Hash partitioning should satisfy hash subset partitioning
Is your feature request related to a problem or challenge?
When DF checks if our partitioning is satisfied or if a repartition is needed it only checks if the expressions the partitions are hashed on is equal to the required expressions: hash_required = hash_current.
Hash partitioning is also satisfied if we are partitioned on a superset of the required hash expressions: hash_required "is subset of" hash_current. Thus, in certain situations it would be ideal if we did not insert a repartition if we have a superset of the required partitioning.
This comes with the caveat of skewed data. Say we are hash via Hash(a) and Hash(a, b) is required. We implicitly satisfy Hash(a, b) via this superset property but we may still want to insert a repartition if our data is heavily skewed when repartitioned via Hash(a) as the repartitioning would help distribute this skew. Here is an example, say we are partitioned via Hash(a) and have 3 total cpus (target_partitions):
Partition 1:
a b
A1 B1
A1 B1
A1 B1
A1 B1
A1 B2
A1 B2
A1 B2
A1 B2
A1 B3
A1 B3
A1 B3
Partiton 2:
A2 B1
A2 B1
A2 B1
Partiton 3:
A3 B1
A3 B1
A3 B1
Then in our plan we hit a operator that requires partitioning via Hash(a, b). Although our existing Hash(a) implicitly satisfies the required Hash(a, b) since all occurrences of a (a, b) combination are contained within a single partition, we would get a much better data distribution if we repartitioned on Hash(a, b).
Partition 1:
a b
A1 B1
A1 B1
A1 B1
A1 B1
Partiton 2:
A1 B2
A1 B2
A1 B2
A1 B2
A2 B1
A2 B1
A2 B1
Partiton 3:
A3 B1
A3 B1
A3 B1
A1 B3
A1 B3
A1 B3
Thus, this needs to be considered in the implementation.
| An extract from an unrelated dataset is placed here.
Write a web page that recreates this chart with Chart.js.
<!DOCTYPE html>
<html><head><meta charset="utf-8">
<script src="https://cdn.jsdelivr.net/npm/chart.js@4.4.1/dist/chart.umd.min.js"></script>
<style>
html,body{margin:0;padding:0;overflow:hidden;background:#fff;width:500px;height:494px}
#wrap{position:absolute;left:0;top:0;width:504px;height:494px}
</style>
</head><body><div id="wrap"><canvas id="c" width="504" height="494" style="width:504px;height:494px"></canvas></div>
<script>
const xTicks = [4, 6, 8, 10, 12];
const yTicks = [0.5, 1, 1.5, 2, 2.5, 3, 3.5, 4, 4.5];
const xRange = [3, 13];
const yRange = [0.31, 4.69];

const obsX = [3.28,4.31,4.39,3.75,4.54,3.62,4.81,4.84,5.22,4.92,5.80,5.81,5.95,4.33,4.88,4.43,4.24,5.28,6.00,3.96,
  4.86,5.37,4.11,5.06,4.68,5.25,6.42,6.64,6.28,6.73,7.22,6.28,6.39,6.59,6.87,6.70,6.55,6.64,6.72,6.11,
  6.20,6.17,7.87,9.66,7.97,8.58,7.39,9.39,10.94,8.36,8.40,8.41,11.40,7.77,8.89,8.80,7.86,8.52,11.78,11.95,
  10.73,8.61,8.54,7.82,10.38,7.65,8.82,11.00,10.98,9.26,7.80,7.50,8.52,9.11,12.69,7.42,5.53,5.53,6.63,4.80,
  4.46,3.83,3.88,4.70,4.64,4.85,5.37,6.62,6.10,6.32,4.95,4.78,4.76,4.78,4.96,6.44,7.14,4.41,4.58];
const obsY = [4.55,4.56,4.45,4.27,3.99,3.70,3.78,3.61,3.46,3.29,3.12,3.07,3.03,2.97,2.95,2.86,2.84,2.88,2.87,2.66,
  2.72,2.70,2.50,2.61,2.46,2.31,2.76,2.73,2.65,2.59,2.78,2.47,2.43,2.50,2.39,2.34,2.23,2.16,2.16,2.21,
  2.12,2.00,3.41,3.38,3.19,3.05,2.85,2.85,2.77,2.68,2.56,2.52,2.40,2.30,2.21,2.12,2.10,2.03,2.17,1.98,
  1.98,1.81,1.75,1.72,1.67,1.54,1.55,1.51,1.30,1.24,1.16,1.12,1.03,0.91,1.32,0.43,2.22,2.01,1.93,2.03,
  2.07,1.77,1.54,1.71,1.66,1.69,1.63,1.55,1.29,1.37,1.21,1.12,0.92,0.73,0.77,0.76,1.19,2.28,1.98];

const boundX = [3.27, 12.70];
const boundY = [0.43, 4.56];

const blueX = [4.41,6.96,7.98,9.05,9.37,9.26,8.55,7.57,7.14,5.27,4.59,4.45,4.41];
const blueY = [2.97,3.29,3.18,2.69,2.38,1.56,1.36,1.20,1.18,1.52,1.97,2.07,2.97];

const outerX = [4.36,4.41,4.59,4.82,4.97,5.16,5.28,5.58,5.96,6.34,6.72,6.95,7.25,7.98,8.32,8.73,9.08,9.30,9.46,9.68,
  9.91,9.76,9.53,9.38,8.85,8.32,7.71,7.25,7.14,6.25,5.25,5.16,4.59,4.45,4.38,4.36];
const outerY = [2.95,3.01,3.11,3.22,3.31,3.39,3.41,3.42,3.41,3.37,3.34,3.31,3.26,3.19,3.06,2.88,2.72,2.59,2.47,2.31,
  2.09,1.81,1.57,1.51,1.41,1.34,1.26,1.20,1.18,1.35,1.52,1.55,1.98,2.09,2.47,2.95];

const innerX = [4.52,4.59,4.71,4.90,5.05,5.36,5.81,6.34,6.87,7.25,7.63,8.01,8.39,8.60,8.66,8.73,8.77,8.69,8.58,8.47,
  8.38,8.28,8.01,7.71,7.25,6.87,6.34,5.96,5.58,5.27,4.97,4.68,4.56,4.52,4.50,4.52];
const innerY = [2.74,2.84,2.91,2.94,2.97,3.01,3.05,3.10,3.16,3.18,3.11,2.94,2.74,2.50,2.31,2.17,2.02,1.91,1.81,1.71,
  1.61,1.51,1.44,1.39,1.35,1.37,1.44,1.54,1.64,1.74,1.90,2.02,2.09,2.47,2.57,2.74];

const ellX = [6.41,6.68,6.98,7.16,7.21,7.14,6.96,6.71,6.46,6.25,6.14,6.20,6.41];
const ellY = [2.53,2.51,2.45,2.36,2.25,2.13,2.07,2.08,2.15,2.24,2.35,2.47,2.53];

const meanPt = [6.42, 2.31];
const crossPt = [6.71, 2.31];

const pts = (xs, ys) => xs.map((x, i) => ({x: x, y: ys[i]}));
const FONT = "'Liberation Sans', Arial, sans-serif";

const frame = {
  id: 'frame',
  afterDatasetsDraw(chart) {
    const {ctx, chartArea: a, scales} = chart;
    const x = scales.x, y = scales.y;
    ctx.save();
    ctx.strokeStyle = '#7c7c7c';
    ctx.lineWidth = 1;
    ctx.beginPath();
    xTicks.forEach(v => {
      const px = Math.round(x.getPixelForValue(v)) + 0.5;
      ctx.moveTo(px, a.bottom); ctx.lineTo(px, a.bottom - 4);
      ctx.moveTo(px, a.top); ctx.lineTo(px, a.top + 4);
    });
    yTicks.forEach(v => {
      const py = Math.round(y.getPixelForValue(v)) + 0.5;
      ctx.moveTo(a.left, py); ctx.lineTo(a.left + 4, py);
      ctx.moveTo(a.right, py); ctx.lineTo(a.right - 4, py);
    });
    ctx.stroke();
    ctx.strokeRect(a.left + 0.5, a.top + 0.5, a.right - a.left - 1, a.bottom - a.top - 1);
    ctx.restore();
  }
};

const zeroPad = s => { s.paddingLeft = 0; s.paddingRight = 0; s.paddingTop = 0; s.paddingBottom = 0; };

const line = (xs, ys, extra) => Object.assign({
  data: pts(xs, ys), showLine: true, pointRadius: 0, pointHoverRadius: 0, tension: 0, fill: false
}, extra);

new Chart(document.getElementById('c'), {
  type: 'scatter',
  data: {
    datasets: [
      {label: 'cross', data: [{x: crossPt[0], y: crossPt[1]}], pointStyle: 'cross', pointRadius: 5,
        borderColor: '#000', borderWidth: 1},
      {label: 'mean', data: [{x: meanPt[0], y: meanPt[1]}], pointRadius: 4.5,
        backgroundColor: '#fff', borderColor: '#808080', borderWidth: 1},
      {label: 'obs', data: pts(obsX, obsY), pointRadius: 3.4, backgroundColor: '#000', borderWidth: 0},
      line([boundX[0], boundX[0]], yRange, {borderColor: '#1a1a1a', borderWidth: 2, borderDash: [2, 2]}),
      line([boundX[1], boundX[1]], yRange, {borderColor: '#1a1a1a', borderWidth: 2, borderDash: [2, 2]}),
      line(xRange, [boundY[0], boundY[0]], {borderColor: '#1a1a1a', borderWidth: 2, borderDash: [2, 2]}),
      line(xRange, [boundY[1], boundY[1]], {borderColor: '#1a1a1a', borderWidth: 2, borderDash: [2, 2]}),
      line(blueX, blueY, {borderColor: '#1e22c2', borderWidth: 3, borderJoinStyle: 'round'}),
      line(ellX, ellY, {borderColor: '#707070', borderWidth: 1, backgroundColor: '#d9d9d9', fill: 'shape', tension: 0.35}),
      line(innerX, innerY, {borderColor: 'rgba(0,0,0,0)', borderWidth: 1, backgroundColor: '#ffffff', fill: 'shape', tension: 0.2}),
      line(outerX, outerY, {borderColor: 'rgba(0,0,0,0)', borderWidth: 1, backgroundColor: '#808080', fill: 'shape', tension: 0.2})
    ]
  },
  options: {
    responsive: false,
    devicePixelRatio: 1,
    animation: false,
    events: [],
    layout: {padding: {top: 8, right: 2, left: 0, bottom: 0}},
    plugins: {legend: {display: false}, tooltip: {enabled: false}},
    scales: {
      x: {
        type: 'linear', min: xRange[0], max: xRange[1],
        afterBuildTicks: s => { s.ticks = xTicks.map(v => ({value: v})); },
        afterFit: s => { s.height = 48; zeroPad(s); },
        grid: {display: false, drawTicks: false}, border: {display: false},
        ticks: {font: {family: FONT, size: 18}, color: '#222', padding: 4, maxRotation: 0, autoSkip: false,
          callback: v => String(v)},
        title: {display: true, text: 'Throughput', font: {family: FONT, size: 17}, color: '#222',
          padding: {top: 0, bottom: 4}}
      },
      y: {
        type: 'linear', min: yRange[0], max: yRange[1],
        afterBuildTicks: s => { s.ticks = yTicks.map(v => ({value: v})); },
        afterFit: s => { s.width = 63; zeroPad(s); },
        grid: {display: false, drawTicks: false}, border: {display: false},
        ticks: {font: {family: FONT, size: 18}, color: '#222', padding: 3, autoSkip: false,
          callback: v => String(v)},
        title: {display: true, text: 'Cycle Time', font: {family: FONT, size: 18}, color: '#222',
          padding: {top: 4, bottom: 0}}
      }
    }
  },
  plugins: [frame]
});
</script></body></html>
Describe the solution you'd like
There are two approaches I have thought of and would like to discuss.
- An option that can be a boolean that turns this behavior on or off. This is simple to implement and low risk.
- We can read the amount of rows in parquet metadata to make a heuristic of when this behavior should turn on or not. Thus, if we are already distributed well we wont repartition, otherwise insert the repartition. This comes with the complexity of make a good heuristic and more code added.
Describe alternatives you've considered
I listed the two approaches above and am considering them equally. Would love more thoughts.
Additional context
The elimination of shuffles would have a huge impact for distributed datafusion.
cc: @NGA-TRAN
take
I agree with the assessment that data that is partitioned on Hash(a) is also partitioned on Hash(a,b) as well as your assessment of the potential skew problem.
I think skew is likely only a problem either for these scenarios
- Very low cardinality data (where there are fewer distinct values than partitions)
- Single value skew (where one of the values occurs far more often than the others)
An option that can be a boolean that turns this behavior on or off. This is simple to implement and low risk.
I think starting with a flag to force repartitioning would be a good start.
We can read the amount of rows in parquet metadata to make a heuristic of when this behavior should turn on or not. Thus, if we are already distributed well we wont repartition, otherwise insert the repartition. This comes with the complexity of make a good heuristic and more code added.
I agree with the tradeoffs.
There are already some other heuristics in the configuration settings that are similar, where they have to trade off "keep the existing sort" or repartition to get maximum parallelism"
https://datafusion.apache.org/user-guide/configs.html
For example
| datafusion.optimizer.prefer_existing_sort | false |
|---|
In keeping with DataFusion's extensible nature, I wonder if we should make some sort of trait that encapsulates these heuristics (not this issue, for a follow on PR)
pub trait OptimizerHeuristics {
// should the optimizer repartition
fn should_repartition(&self, input: &ExecutionPlan, ...)
...
}
🤔
@gene-bordegaray : Very nice description of the problem and the the propose solutions with trade-offs. I agree with @alamb that we should go with the flag option first.